Croit-il à un retrait imminent de l’armée syrienne ? « Le problème n’est pas seulement au niveau de la présence de l’armée syrienne. Il découle surtout de l’ingérence des SR syriens et de la mainmise sur le pouvoir. Si les Syriens ont besoin d’une base militaire au Liban dans leur lutte contre Israël, les Libanais ne sont pas contre. Mais cela ne justifie pas la présence de soldats syriens aux Cèdres et à Bécharré ! »
La classe politique est-elle responsable de l’importance du rôle syrien au Liban ? « Non. Cette classe est le produit de l’ingérence syrienne. Le jour où il n’y aura plus d’ingérences, cette classe politique disparaîtra seule, aussi vite qu’elle a été parachutée. »
Pour Chakib Cortbaoui, le fondement d’un programme commun d’opposition nationale et plurielle doit être le consensus sur le principe et le concept de la souveraineté : « Dans les textes, nous sommes indépendants, mais pas dans la pratique. Or on ne peut transiger sur un problème comme celui-là. Il faut être jusqu’au-boutiste. Être indépendant, ce n’est pas être l’ennemi de la Syrie, bien au contraire. Nous avons beaucoup de points communs, mais cette relation doit reposer sur le principe de l’indépendance. »

Rester au Liban,
coûte que coûte
Mais une autre angoisse, tout aussi grande et douloureuse, guette M. Cortbaoui : l’émigration massive des jeunes et ce spectacle terrible qu’offre, tous les jours, l’ambassade du Canada. « Il faut que les responsables passent en milieu de semaine, avant 7h30, sur l’autoroute de Jal el-Dib, devant l’ambassade du Canada, et regardent la file interminable de jeunes qui font la queue pour l’émigration. Qu’ils scrutent leurs visages. Qu’ils les apostrophent pour leur demander pourquoi ils quittent le pays... », dit-il.

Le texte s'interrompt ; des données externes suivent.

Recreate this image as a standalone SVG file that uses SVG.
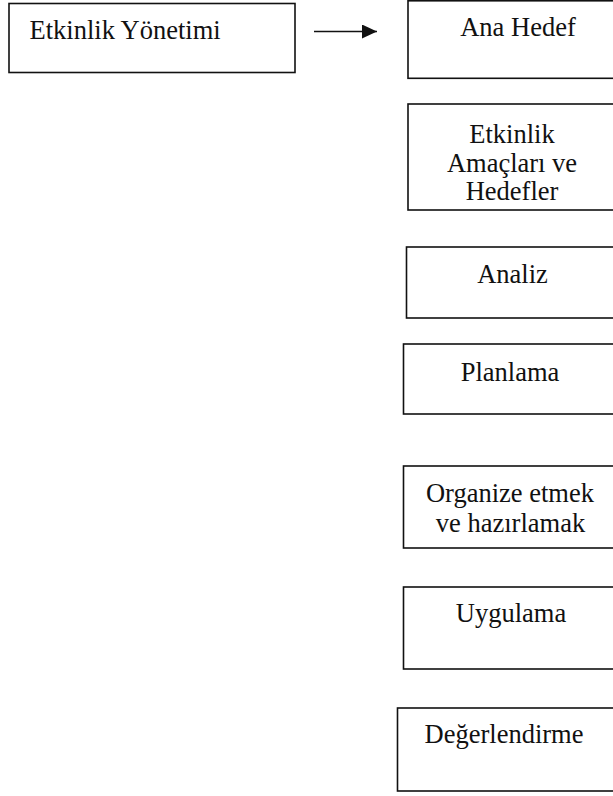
<svg xmlns="http://www.w3.org/2000/svg" width="613" height="796" viewBox="0 0 613 796">
<defs>
<style>
.box{fill:#fff;stroke:#111;stroke-width:1.6}
text{font-family:'Liberation Serif','Times New Roman',serif;font-size:26.5px;fill:#111}
.c{text-anchor:middle}
.conn{stroke:#111;stroke-width:1.4;fill:none}
</style>
<marker id="ah" markerWidth="16" markerHeight="14" refX="15" refY="7" orient="auto" markerUnits="userSpaceOnUse">
<polygon points="0,0 15,7 0,14" fill="#111"/>
</marker>
</defs>
<rect width="613" height="796" fill="#fff"/>
<g id="connectors">
<line class="conn" x1="314" y1="31.5" x2="377" y2="31.5" marker-end="url(#ah)"/>
</g>
<g id="etkinlik-yonetimi">
<rect class="box" x="9" y="3.5" width="286" height="69"/>
<text x="29.5" y="39">Etkinlik Yönetimi</text>
</g>
<g id="ana-hedef">
<rect class="box" x="408" y="0.8" width="220" height="77.5"/>
<text class="c" x="518" y="35.5">Ana Hedef</text>
</g>
<g id="amaclar">
<rect class="box" x="408" y="104" width="220" height="106"/>
<text class="c" x="512" y="142.5">Etkinlik</text>
<text class="c" x="512" y="171.5">Amaçları ve</text>
<text class="c" x="512" y="200">Hedefler</text>
</g>
<g id="analiz">
<rect class="box" x="406.5" y="247" width="220" height="71"/>
<text class="c" x="512.5" y="283">Analiz</text>
</g>
<g id="planlama">
<rect class="box" x="403.5" y="344" width="220" height="70"/>
<text class="c" x="510" y="380.5">Planlama</text>
</g>
<g id="organize">
<rect class="box" x="403.5" y="466" width="220" height="82"/>
<text class="c" x="510" y="502">Organize etmek</text>
<text class="c" x="510.5" y="531.5">ve hazırlamak</text>
</g>
<g id="uygulama">
<rect class="box" x="403.5" y="587" width="220" height="82"/>
<text class="c" x="511" y="622">Uygulama</text>
</g>
<g id="degerlendirme">
<rect class="box" x="397.5" y="708" width="230" height="83"/>
<text class="c" x="504" y="743">Değerlendirme</text>
</g>
</svg>
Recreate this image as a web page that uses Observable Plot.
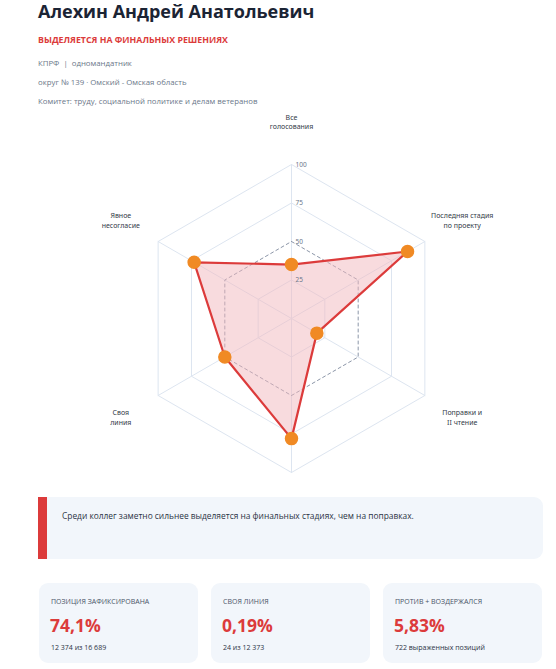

« L’autre jour, j’ai arrêté ma voiture pour bien regarder ces visages. Il devait y avoir une centaine de jeunes. Moi, j’ai choisi pour mes enfants, en n’essayant pas d’obtenir un second passeport. Ai-je bien agi ? Il m’arrive parfois d’en douter », poursuit l’ancien bâtonnier, déplorant le « phénomène de contagion » qui entraîne tout le monde à quitter, même ceux qui peuvent rester.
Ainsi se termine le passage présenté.